Responding to a Debt Validation Letter
Over the past 10 years or so, consumers have become much better informed about their rights against bill collectors. While its always a good thing for consumers to know and defend their rights, it started costing the collection industry big bucks when every Joe Schmo out there sent a validation letter as soon as the collector contacted him.
The answer to this ever-growing problem was automated validations (You had to see that one coming). Not all collection agencies use a computer program to churn out automated debt validations, but many do. The goal of this, of course, isn't to actually follow the letter of the law and validate the legitimacy of your debt. The goal is to make you give up, tuck your tail between your legs and trudge to the bank to pay off the account.
But we aren't going to do that are we? Didn't think so.
The Automated Debt Validation Letter
The automated debt validation response that you're likely to receive from a collection agency isn't going to give you any details. As a matter of fact, it isn't going to give you much of anything other than how much you owe – a fact any debt collector would have been more than happy to scream at you over the phone. Let's look at an example of the typical automated debt validation response for a defaulted credit card debt, shall we?
Not all validation responses are the same, but this one incorporates what you're most likely to encounter. This debt collector has included the amount you owe (like that's a big secret) and a blank credit card agreement.
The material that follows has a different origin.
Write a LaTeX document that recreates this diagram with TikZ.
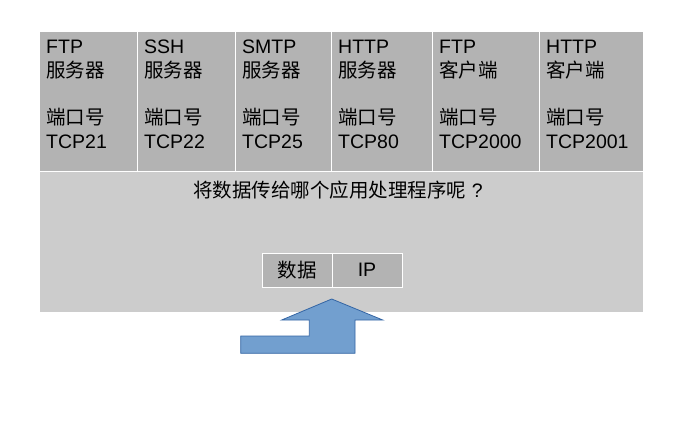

The debt collector calls the blank credit card agreement a "contract." This is a psychological ploy to make the uninformed consumer believe that the collector has just sent him a copy of his contract with the original creditor and therefore must have adequately validated the debt.
And more often than not, the blank credit card agreement the collection agency sends isn't even the same agreement that you signed. Unless you have the original agreement handy, there's no sure way of knowing, but that would certainly be an interesting fact to bring up in court.
What the Law Says (and doesn't say) about Proper Debt Validation
This is where things get really sticky. I've seen it everywhere that a response from a collection agency isn't a "legitimate" validation unless it contains a copy of the contract the debtor signed with the original creditor (bearing the debtor's signature) and, in the case of credit cards, the signed credit card slip for every purchase made.
I really hate to burst your bubble, but the law does not require a collection agency to find that for you. Here's where the FDCPA fails you: it does not define what constitutes a legitimate debt validation. That is not an oversight on the part of the Federal Trade Commisison. Trust me when I tell you that slip up was intentional. You see, if the FDCPA clearly defined debt validation, then collection agencies would legally have to provide exactly what the FDCPA required. Because most of them can't provide anything even resembling a legitimate validation, their lobbyists work hard to ensure that they never have to.
That does not mean that you're out of luck. While the FDCPA doesn't define validation it does note that the collection agency must provide you with the name and contact information for the original creditor. It's not much, but its a start – especially if the collection agency "validated" your debt without providing you with this information.
FTC Opinion Letter on Debt Validation
Just because the FDCPA does not formally state what a collection agency has to provide you with, that doesn't mean that some of the head knockers over at the FTC don't have their own opinions as to what does and does not constitute validation. This letter from Jeffrey Wollman clearly sides with the consumer on the issue:
FTC Opinion Letter
How Do I Respond When the Collection Agency Validates?
If the collection agency sends you their basic "Here's what you owe" letter and a blank credit card agreement in response to validation, its a good idea to point out that no reasonable person would consider that validation. Here's a sample response for the above situation. Remember, you should always tailor your letters to fit your specific situation.
Even if the collection agency doesn't send validation, you're accomplishing two things with this letter:
1. You're demonstrating that you know your rights and you won't be easily bullied. You'd be surprised how many people manage to avoid lawsuits simply because the collection agency knows they are well informed and thus more likely to pose a threat to the company's bottom line in court.
2. Should the issue end up in a courtroom, your letter will pass through the judge's hands (provided you remember to keep your paper trail!). The letter tells the judge, in no uncertain terms, why the collection agency's validation wasn't a real validation. Sometimes, a simple consumer letter explain your debt validation issue far better than a consumer law attorney ever could.